Trade and Tokens in Lincolnshire and Nottinghamshire
Mary Scrimshaw – Mercer Thomas Ridge – Grocer Mercer
Ben Alsop is the curator of the Citibank Gallery in the British Museum, a fascinating room which tracks the story of ‘money’ around the world. The talk was extremely interesting, showing us many examples of coins from the 17th century with a special focus on the East Midlands. The use of tokens during this period was also discussed. Tokens were used as units of small ‘currency’ produced by individual businesses and bearing their own special marks. Locally of course we have the use of the ‘siege coin’ produced in Newark in the Civil War as a good example of this practice. The talk ended with two example of business tokens from Collingham at this time.

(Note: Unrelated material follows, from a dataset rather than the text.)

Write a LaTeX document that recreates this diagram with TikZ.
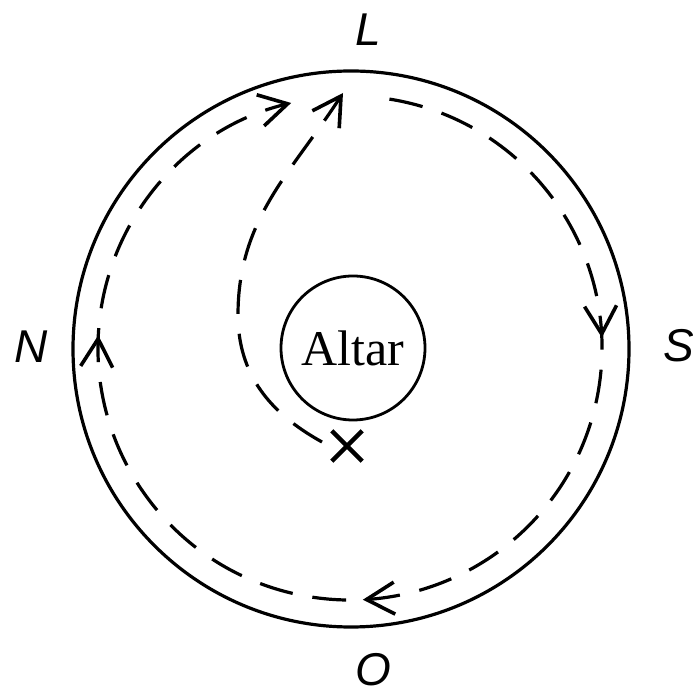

There were many questions following the talk and it was obvious how much everyone had enjoyed the presentation.
Nigel Priestley, Deputy Chair of CDLHS, gave members and visitors an entertaining and enlightening talk on one of Collingham’s oldest buildings and some of the people who have lived there over the centuries. Although there are few records of its origins it is possible that it was the Manor House for North Collingham. Nigel hoped we may be able to determine the age of the existing building by dating of timbers with the assistance of current owner Mark Woods. Mark also told the audience of his research on the building and showed some small items that he had found buried in the garden of The Old Hall.
Nigel then told us some interesting anecdotes of previous owners from the 17th Century to more recent times. The most recent of these awakened memories for many listening members and a lively discussion followed during question time.